- Brief
Repeat all of the material below exactly as written, images excluded.

===== Dataset section

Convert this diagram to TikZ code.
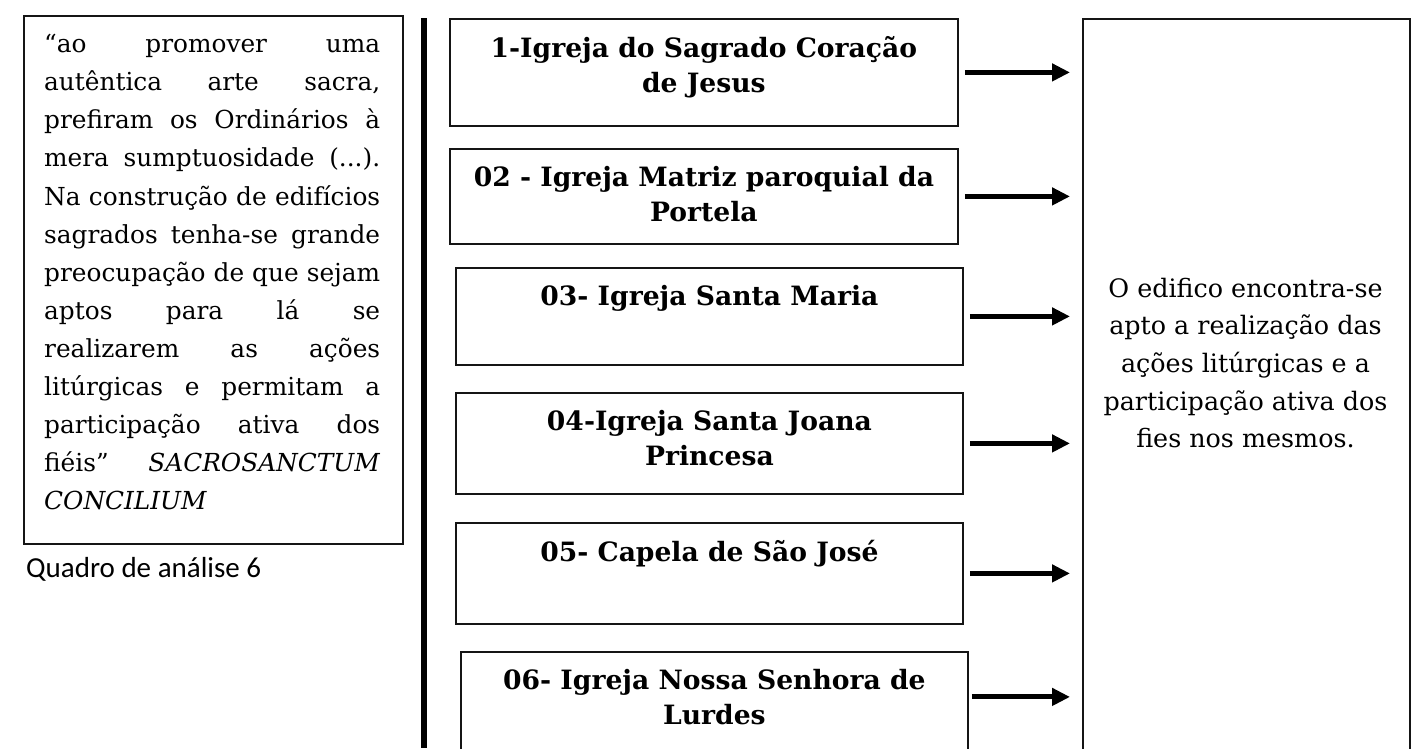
\documentclass[tikz,border=0pt]{standalone}
\usepackage{fontspec}
\setmainfont{DejaVu Serif}
\newfontfamily\captionfont{Carlito}
\usetikzlibrary{arrows.meta,positioning}
\definecolor{frameline}{HTML}{151515}

\newcommand{\jline}[1]{\makebox[336pt][s]{\spaceskip=.32em plus 3em minus .1em\xspaceskip=\spaceskip #1}}

\begin{document}
\begin{tikzpicture}[x=1pt, y=-1pt,
  framebox/.style={draw=frameline, line width=1.8pt, anchor=north west, inner sep=0pt},
  churchname/.style={anchor=north, align=center, inner sep=0pt,
    font=\fontsize{26.6pt}{35pt}\selectfont\bfseries},
  linkarrow/.style={-{Triangle[length=18pt, width=17pt]}, line width=5pt}]
  \useasboundingbox (0,0) rectangle (1427,748);
  \clip (0,0) rectangle (1427,748);

  % left: quotation and caption
  \node[framebox, minimum width=379pt, minimum height=528pt] (quadro) at (23,15) {};
  \node[anchor=north west, inner sep=0pt, text width=336pt,
        font=\fontsize{24.8pt}{38.1pt}\selectfont] (citacao) at (44,34) {%
    \jline{“ao promover uma}\\
    \jline{autêntica arte sacra,}\\
    \jline{prefiram os Ordinários à}\\
    \jline{mera sumptuosidade (...).}\\
    \jline{Na construção de edifícios}\\
    \jline{sagrados tenha-se grande}\\
    \jline{preocupação de que sejam}\\
    \jline{aptos para lá se}\\
    \jline{realizarem as ações}\\
    \jline{litúrgicas e permitam a}\\
    \jline{participação ativa dos}\\
    \jline{fiéis” \textit{SACROSANCTUM}}\\
    \textit{CONCILIUM}};
  \node[anchor=west, inner sep=0pt, font=\captionfont\fontsize{29pt}{34pt}\selectfont]
    (legenda) at (26,569) {Quadro de análise 6};

  % divider
  \coordinate (divtop) at (424,18);
  \coordinate (divbot) at (424,748);
  \draw[line width=5.5pt] (divtop) -- (divbot);

  % churches
  \node[framebox, minimum width=508pt, minimum height=107pt] (igreja1) at (449,18) {};
  \node[framebox, minimum width=508pt, minimum height=95pt]  (igreja2) at (449,148) {};
  \node[framebox, minimum width=507pt, minimum height=97pt]  (igreja3) at (455,267) {};
  \node[framebox, minimum width=507pt, minimum height=101pt] (igreja4) at (455,392) {};
  \node[framebox, minimum width=507pt, minimum height=101pt] (igreja5) at (455,522) {};
  \node[framebox, minimum width=507pt, minimum height=101pt] (igreja6) at (460,651) {};

  \node[churchname] (nome1) at ([yshift=-18pt]igreja1.north) {1-Igreja do Sagrado Coração\\de Jesus};
  \node[churchname] (nome2) at ([yshift=-18pt]igreja2.north) {02 - Igreja Matriz paroquial da\\Portela};
  \node[churchname] (nome3) at ([yshift=-18pt]igreja3.north) {03- Igreja Santa Maria};
  \node[churchname] (nome4) at ([yshift=-18pt]igreja4.north) {04-Igreja Santa Joana\\Princesa};
  \node[churchname] (nome5) at ([yshift=-18pt]igreja5.north) {05- Capela de São José};
  \node[churchname] (nome6) at ([yshift=-18pt]igreja6.north) {06- Igreja Nossa Senhora de\\Lurdes};

  % right: common verdict
  \node[framebox, minimum width=327pt, minimum height=760pt] (parecer) at (1082,18) {};
  \node[align=center, inner sep=0pt, font=\fontsize{25.4pt}{37.6pt}\selectfont]
    (parecertxt) at (1245.5,363) {O edifico encontra-se\\apto a realização das\\ações litúrgicas e a\\participação ativa dos\\fies nos mesmos.};

  % arrows
  \foreach \k in {1,...,5}
    \draw[linkarrow] ([xshift=6pt]igreja\k.east) -- ([xshift=-12pt]parecer.west |- igreja\k.east);
  \draw[linkarrow] ([xshift=3pt, yshift=5.5pt]igreja6.east) -- ([xshift=-12pt, yshift=5.5pt]parecer.west |- igreja6.east);
\end{tikzpicture}
\end{document}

==========

- Solution for this task
Convert this diagram to TikZ code.
\documentclass[tikz,border=0pt]{standalone}
\usepackage{fontspec}
\setmainfont{DejaVu Serif}
\newfontfamily\captionfont{Carlito}
\usetikzlibrary{arrows.meta,positioning}
\definecolor{frameline}{HTML}{151515}

\newcommand{\jline}[1]{\makebox[336pt][s]{\spaceskip=.32em plus 3em minus .1em\xspaceskip=\spaceskip #1}}

\begin{document}
\begin{tikzpicture}[x=1pt, y=-1pt,
  framebox/.style={draw=frameline, line width=1.8pt, anchor=north west, inner sep=0pt},
  churchname/.style={anchor=north, align=center, inner sep=0pt,
    font=\fontsize{26.6pt}{35pt}\selectfont\bfseries},
  linkarrow/.style={-{Triangle[length=18pt, width=17pt]}, line width=5pt}]
  \useasboundingbox (0,0) rectangle (1427,748);
  \clip (0,0) rectangle (1427,748);

  % left: quotation and caption
  \node[framebox, minimum width=379pt, minimum height=528pt] (quadro) at (23,15) {};
  \node[anchor=north west, inner sep=0pt, text width=336pt,
        font=\fontsize{24.8pt}{38.1pt}\selectfont] (citacao) at (44,34) {%
    \jline{“ao promover uma}\\
    \jline{autêntica arte sacra,}\\
    \jline{prefiram os Ordinários à}\\
    \jline{mera sumptuosidade (...).}\\
    \jline{Na construção de edifícios}\\
    \jline{sagrados tenha-se grande}\\
    \jline{preocupação de que sejam}\\
    \jline{aptos para lá se}\\
    \jline{realizarem as ações}\\
    \jline{litúrgicas e permitam a}\\
    \jline{participação ativa dos}\\
    \jline{fiéis” \textit{SACROSANCTUM}}\\
    \textit{CONCILIUM}};
  \node[anchor=west, inner sep=0pt, font=\captionfont\fontsize{29pt}{34pt}\selectfont]
    (legenda) at (26,569) {Quadro de análise 6};

  % divider
  \coordinate (divtop) at (424,18);
  \coordinate (divbot) at (424,748);
  \draw[line width=5.5pt] (divtop) -- (divbot);

  % churches
  \node[framebox, minimum width=508pt, minimum height=107pt] (igreja1) at (449,18) {};
  \node[framebox, minimum width=508pt, minimum height=95pt]  (igreja2) at (449,148) {};
  \node[framebox, minimum width=507pt, minimum height=97pt]  (igreja3) at (455,267) {};
  \node[framebox, minimum width=507pt, minimum height=101pt] (igreja4) at (455,392) {};
  \node[framebox, minimum width=507pt, minimum height=101pt] (igreja5) at (455,522) {};
  \node[framebox, minimum width=507pt, minimum height=101pt] (igreja6) at (460,651) {};

  \node[churchname] (nome1) at ([yshift=-18pt]igreja1.north) {1-Igreja do Sagrado Coração\\de Jesus};
  \node[churchname] (nome2) at ([yshift=-18pt]igreja2.north) {02 - Igreja Matriz paroquial da\\Portela};
  \node[churchname] (nome3) at ([yshift=-18pt]igreja3.north) {03- Igreja Santa Maria};
  \node[churchname] (nome4) at ([yshift=-18pt]igreja4.north) {04-Igreja Santa Joana\\Princesa};
  \node[churchname] (nome5) at ([yshift=-18pt]igreja5.north) {05- Capela de São José};
  \node[churchname] (nome6) at ([yshift=-18pt]igreja6.north) {06- Igreja Nossa Senhora de\\Lurdes};

  % right: common verdict
  \node[framebox, minimum width=327pt, minimum height=760pt] (parecer) at (1082,18) {};
  \node[align=center, inner sep=0pt, font=\fontsize{25.4pt}{37.6pt}\selectfont]
    (parecertxt) at (1245.5,363) {O edifico encontra-se\\apto a realização das\\ações litúrgicas e a\\participação ativa dos\\fies nos mesmos.};

  % arrows
  \foreach \k in {1,...,5}
    \draw[linkarrow] ([xshift=6pt]igreja\k.east) -- ([xshift=-12pt]parecer.west |- igreja\k.east);
  \draw[linkarrow] ([xshift=3pt, yshift=5.5pt]igreja6.east) -- ([xshift=-12pt, yshift=5.5pt]parecer.west |- igreja6.east);
\end{tikzpicture}
\end{document}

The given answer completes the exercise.